Police set up a makeshift camp for the
others on the outskirts of the city and were registering them on a list.
Outside, dozens of parents gathered to
collect their children. Some had paid tuition fees to the men running the house
believing it to be an Islamic school, while others viewed it as a correctional
facility with no expectation of instruction.

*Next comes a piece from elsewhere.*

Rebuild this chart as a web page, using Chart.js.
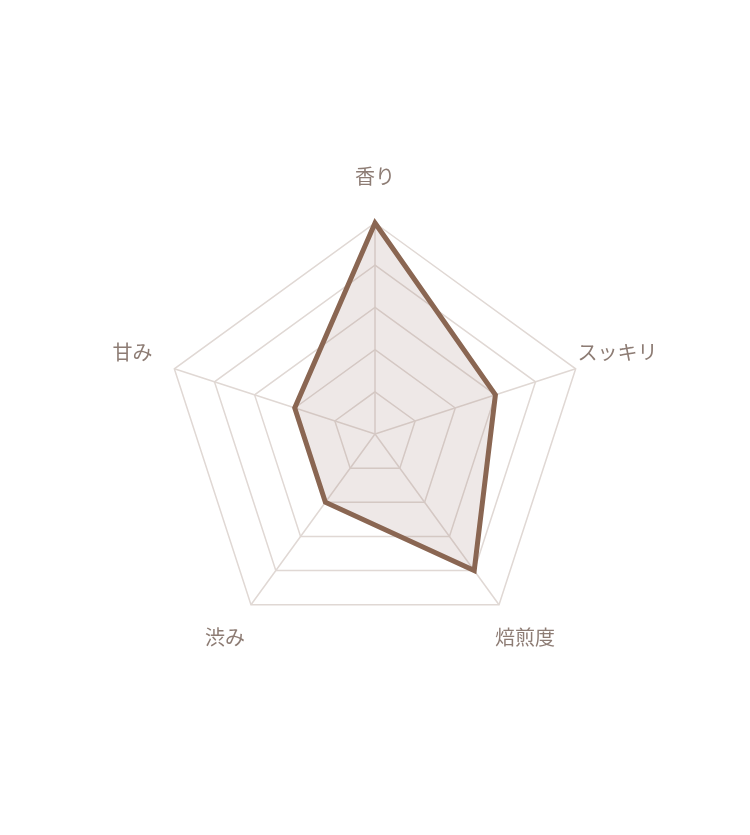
<!DOCTYPE html>
<html>
<head>
<meta charset="utf-8">
<script src="https://cdn.jsdelivr.net/npm/chart.js@4"></script>
<style>
    html, body { margin: 0; padding: 0; background: #fff; }
    #wrap { width: 750px; height: 835px; }
</style>
</head>
<body>
<div id="wrap"><canvas id="radarChart"></canvas></div>
<script>
const labels = ['香り', 'スッキリ', '焙煎度', '渋み', '甘み'];
const values = [5, 3, 4, 2, 2];
const tickMax = 5;

// etichette centrate sull'asse, un po' fuori dal pentagono
const centeredLabels = {
    id: 'centeredLabels',
    afterDraw(chart) {
        const scale = chart.scales.r;
        const ctx = chart.ctx;
        ctx.save();
        ctx.font = '20px "Noto Sans CJK JP", sans-serif';
        ctx.fillStyle = '#8d7c74';
        ctx.textAlign = 'center';
        ctx.textBaseline = 'middle';
        chart.data.labels.forEach((label, i) => {
            const pos = scale.getPointPosition(i, scale.drawingArea + 44);
            ctx.fillText(label, pos.x, pos.y - 3);
        });
        ctx.restore();
    }
};

function createChartConfig(data) {
    return {
        type: 'radar',
        data: data,
        options: {
            responsive: true,
            maintainAspectRatio: false,
            animation: false,
            layout: {
                padding: { top: 223, bottom: 190, left: 164, right: 164 }
            },
            plugins: {
                legend: { display: false },
                tooltip: { enabled: false }
            },
            scales: {
                r: {
                    min: 0,
                    max: tickMax,
                    ticks: { stepSize: 1, display: false },
                    grid: { color: 'rgba(224, 216, 212, 1)', lineWidth: 1.5 },
                    angleLines: { color: 'rgba(224, 216, 212, 1)', lineWidth: 1.5 },
                    pointLabels: { display: false }
                }
            }
        },
        plugins: [centeredLabels]
    };
}

document.addEventListener('DOMContentLoaded', () => {
    const chartData = {
        labels: labels,
        datasets: [{
            data: values,
            borderColor: '#8a6652',
            backgroundColor: 'rgba(160, 130, 120, 0.18)',
            borderWidth: 5,
            pointRadius: 0,
            borderJoinStyle: 'miter'
        }]
    };
    new Chart(document.getElementById('radarChart'), createChartConfig(chartData));
});
</script>
</body>
</html>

The Kaduna state police spokesman Yakubu
Sabo said the “dehumanised treatment” they found made it impossible to consider
the house an Islamic school.
Local media said some of the children had
been tortured, starved and sexually abused. Reuters was unable to immediately
verify the reports.
Hafsat Mohammed Baba, the state’s
commissioner of human services and social development, said a headcount had
accounted for just 190 people, including 113 adults and 77 children. The reason
for the discrepancy in numbers was not immediately clear, but authorities said
some of those who were freed had fled immediately.

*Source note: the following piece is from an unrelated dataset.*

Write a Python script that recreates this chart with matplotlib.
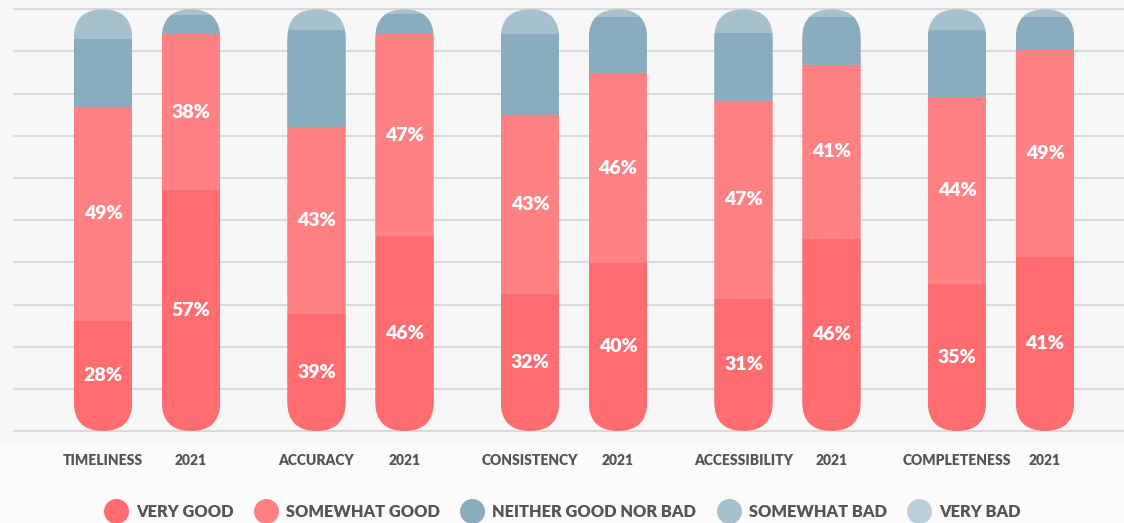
import matplotlib
matplotlib.use("Agg")
import matplotlib.pyplot as plt
from matplotlib.patches import FancyBboxPatch, Rectangle
from matplotlib.lines import Line2D
import numpy as np

plt.rcParams['font.family'] = ['Lato', 'DejaVu Sans']

categories = ["TIMELINESS", "2021", "ACCURACY", "2021", "CONSISTENCY", "2021",
              "ACCESSIBILITY", "2021", "COMPLETENESS", "2021"]
series = ["VERY GOOD", "SOMEWHAT GOOD", "NEITHER GOOD NOR BAD", "SOMEWHAT BAD", "VERY BAD"]
colors = ["#ff6d71", "#ff8184", "#8aacbf", "#a6c1cd", "#b9d0da"]

# segment heights as drawn (percent of bar)
very_good = [26.2, 57.2, 27.8, 46.2, 32.5, 39.9, 31.4, 45.6, 34.9, 41.3]
somewhat_good = [50.6, 36.9, 44.4, 47.9, 42.4, 44.9, 46.8, 41.3, 44.4, 49.0]
neither = [16.1, 4.5, 23.0, 4.7, 19.2, 13.4, 16.1, 11.3, 15.7, 7.9]
somewhat_bad = [7.1, 1.4, 4.8, 1.2, 5.9, 1.8, 5.7, 1.8, 5.0, 1.8]
very_bad = [0, 0, 0, 0, 0, 0, 0, 0, 0, 0]

# printed labels
very_good_lbl = ["28%", "57%", "39%", "46%", "32%", "40%", "31%", "46%", "35%", "41%"]
somewhat_good_lbl = ["49%", "38%", "43%", "47%", "43%", "46%", "47%", "41%", "44%", "49%"]

W, H = 1124, 523
fig = plt.figure(figsize=(W / 100, H / 100), dpi=100, facecolor="#fbfbfb")
fig.patches.append(Rectangle((0, 78 / H), 1, 1 - 78 / H, transform=fig.transFigure,
                             facecolor="#f7f7f7", edgecolor="none", zorder=-5))

ax_l, ax_b, ax_t = 13, 90, 7
ax = fig.add_axes([ax_l / W, ax_b / H, 1 - ax_l / W, 1 - (ax_b + ax_t) / H])
ax.set_facecolor("none")

group_gap = 2.426
width = 0.665
x = np.array([g * group_gap + k for g in range(5) for k in range(2)])
xlim = (-1.023, -1.023 + 12.625)
ylim = (-0.47, 100.55)
ax.set_xlim(xlim)
ax.set_ylim(ylim)

ax_w_px = W - ax_l
ax_h_px = H - ax_b - ax_t
aspect = (ax_w_px / (xlim[1] - xlim[0])) / (ax_h_px / (ylim[1] - ylim[0]))

data = [very_good, somewhat_good, neither, somewhat_bad, very_bad]
for i, xi in enumerate(x):
    total = sum(d[i] for d in data)
    pill = FancyBboxPatch((xi - width / 2, 0), width, total,
                          boxstyle=f"round,pad=0,rounding_size={width / 2}",
                          mutation_aspect=aspect, facecolor="none",
                          edgecolor="none", zorder=2)
    ax.add_patch(pill)
    bottom = 0
    for s, d in enumerate(data):
        if d[i] > 0:
            bars = ax.bar(xi, d[i], width, bottom=bottom, color=colors[s],
                          linewidth=0, zorder=2)
            bars[0].set_clip_path(pill)
        bottom += d[i]
    ax.text(xi, very_good[i] / 2, very_good_lbl[i], ha="center", va="center",
            color="white", fontsize=14, fontweight="heavy", zorder=3)
    ax.text(xi, very_good[i] + somewhat_good[i] / 2, somewhat_good_lbl[i],
            ha="center", va="center", color="white", fontsize=14,
            fontweight="heavy", zorder=3)

ax.set_yticks(np.arange(0, 101, 10))
ax.yaxis.grid(True, color="#dadada", linewidth=1.5, zorder=0)
ax.set_axisbelow(True)
ax.tick_params(axis="y", left=False, labelleft=False)
ax.set_xticks(x)
ax.set_xticklabels(categories, fontsize=10, fontweight="heavy", color="#555555")
ax.tick_params(axis="x", length=0, pad=15)
for sp in ax.spines.values():
    sp.set_visible(False)

handles = [Line2D([], [], marker="o", linestyle="none", markersize=18,
                  markerfacecolor=c, markeredgecolor="none") for c in colors]
leg = fig.legend(handles, series, loc="center", bbox_to_anchor=(0.5, 11 / H),
                 ncol=5, frameon=False, handletextpad=0.45, columnspacing=1.2,
                 handlelength=1.55, prop={"size": 11.8, "weight": "heavy"})
for t in leg.get_texts():
    t.set_color("#555555")

fig.savefig("out.png", dpi=100, facecolor=fig.get_facecolor())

Police raided the school after a relative
was denied access to the captives. Seven people who said they were teachers at
the school were arrested during the operation.

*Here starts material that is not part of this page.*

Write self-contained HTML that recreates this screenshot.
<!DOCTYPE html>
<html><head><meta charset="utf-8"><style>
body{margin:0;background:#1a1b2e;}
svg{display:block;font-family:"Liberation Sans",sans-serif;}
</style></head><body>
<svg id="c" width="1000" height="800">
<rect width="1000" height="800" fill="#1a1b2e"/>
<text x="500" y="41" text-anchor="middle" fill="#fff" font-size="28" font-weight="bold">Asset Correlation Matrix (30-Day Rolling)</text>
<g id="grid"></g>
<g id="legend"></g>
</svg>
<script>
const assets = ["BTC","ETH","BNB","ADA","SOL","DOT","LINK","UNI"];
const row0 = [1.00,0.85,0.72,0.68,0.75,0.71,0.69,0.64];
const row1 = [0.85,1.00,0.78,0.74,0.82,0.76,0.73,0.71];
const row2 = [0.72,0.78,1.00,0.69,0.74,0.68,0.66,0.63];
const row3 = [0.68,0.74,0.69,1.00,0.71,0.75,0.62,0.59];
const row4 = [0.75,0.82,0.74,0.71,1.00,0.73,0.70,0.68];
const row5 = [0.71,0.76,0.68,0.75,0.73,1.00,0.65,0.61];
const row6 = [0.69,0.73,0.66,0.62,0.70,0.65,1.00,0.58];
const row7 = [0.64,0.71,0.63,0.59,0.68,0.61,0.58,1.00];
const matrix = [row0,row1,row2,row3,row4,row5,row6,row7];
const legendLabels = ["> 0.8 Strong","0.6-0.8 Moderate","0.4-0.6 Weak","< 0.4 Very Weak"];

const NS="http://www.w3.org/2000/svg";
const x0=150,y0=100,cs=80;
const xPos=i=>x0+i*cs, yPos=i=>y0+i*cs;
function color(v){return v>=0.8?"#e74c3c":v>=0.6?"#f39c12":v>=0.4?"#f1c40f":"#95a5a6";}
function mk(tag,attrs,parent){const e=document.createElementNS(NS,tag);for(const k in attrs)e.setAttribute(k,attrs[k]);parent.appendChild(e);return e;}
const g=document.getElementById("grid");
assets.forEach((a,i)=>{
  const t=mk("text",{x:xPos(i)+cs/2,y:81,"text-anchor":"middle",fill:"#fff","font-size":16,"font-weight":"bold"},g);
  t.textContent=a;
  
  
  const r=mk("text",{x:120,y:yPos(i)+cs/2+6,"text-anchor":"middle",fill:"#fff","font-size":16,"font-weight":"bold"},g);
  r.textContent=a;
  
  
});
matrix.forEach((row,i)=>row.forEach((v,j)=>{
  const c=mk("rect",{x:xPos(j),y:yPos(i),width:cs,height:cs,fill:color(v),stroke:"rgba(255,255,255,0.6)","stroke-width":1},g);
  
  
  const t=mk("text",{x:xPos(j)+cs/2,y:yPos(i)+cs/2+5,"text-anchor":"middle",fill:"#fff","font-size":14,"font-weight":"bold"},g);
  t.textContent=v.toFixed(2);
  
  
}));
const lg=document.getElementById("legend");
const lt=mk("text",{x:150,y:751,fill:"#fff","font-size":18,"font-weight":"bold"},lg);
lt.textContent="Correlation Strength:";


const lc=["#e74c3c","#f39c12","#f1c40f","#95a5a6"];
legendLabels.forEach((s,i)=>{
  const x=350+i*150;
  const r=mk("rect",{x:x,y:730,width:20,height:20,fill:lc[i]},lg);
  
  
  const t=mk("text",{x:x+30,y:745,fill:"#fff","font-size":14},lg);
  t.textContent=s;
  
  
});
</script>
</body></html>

Police called on families from across the
region, including the nearby countries of Ghana, Mali and Burkina Faso, to
collect the freed captives. However, some of the boys were reluctant to return
home with their families.
Mohammed Sani Abu Shaaban, a father of 13
from the Kaduna suburb of Nasarawa, sent his sons Salim, 16, and Jamilu, 25, to
the school for more than three years.
He paid 34,000 naira (£76) a term and said
it had helped his sons, particularly Salim. “Now that they are set free, he may
relapse into his past negative attitude of absconding from school and other
vices,” Shaaban said.
Islamic schools, known as Almajiris, are
common across the mostly Muslim north of Nigeria. Widespread
poverty prompts many parents to leave their children at the institutions, but
they have been dogged by reports of abuse and accusations that some children
are forced to beg on the streets rather than get an education.
Some activists have called on the
government to outlaw the schools.
But Shaaban, who said he visited regularly
and never saw signs of poor treatment, called on the state to keep the Kaduna
school open. “The closure of the school is really a source of concern and very
disturbing to us who have unruly children and wards,” he said.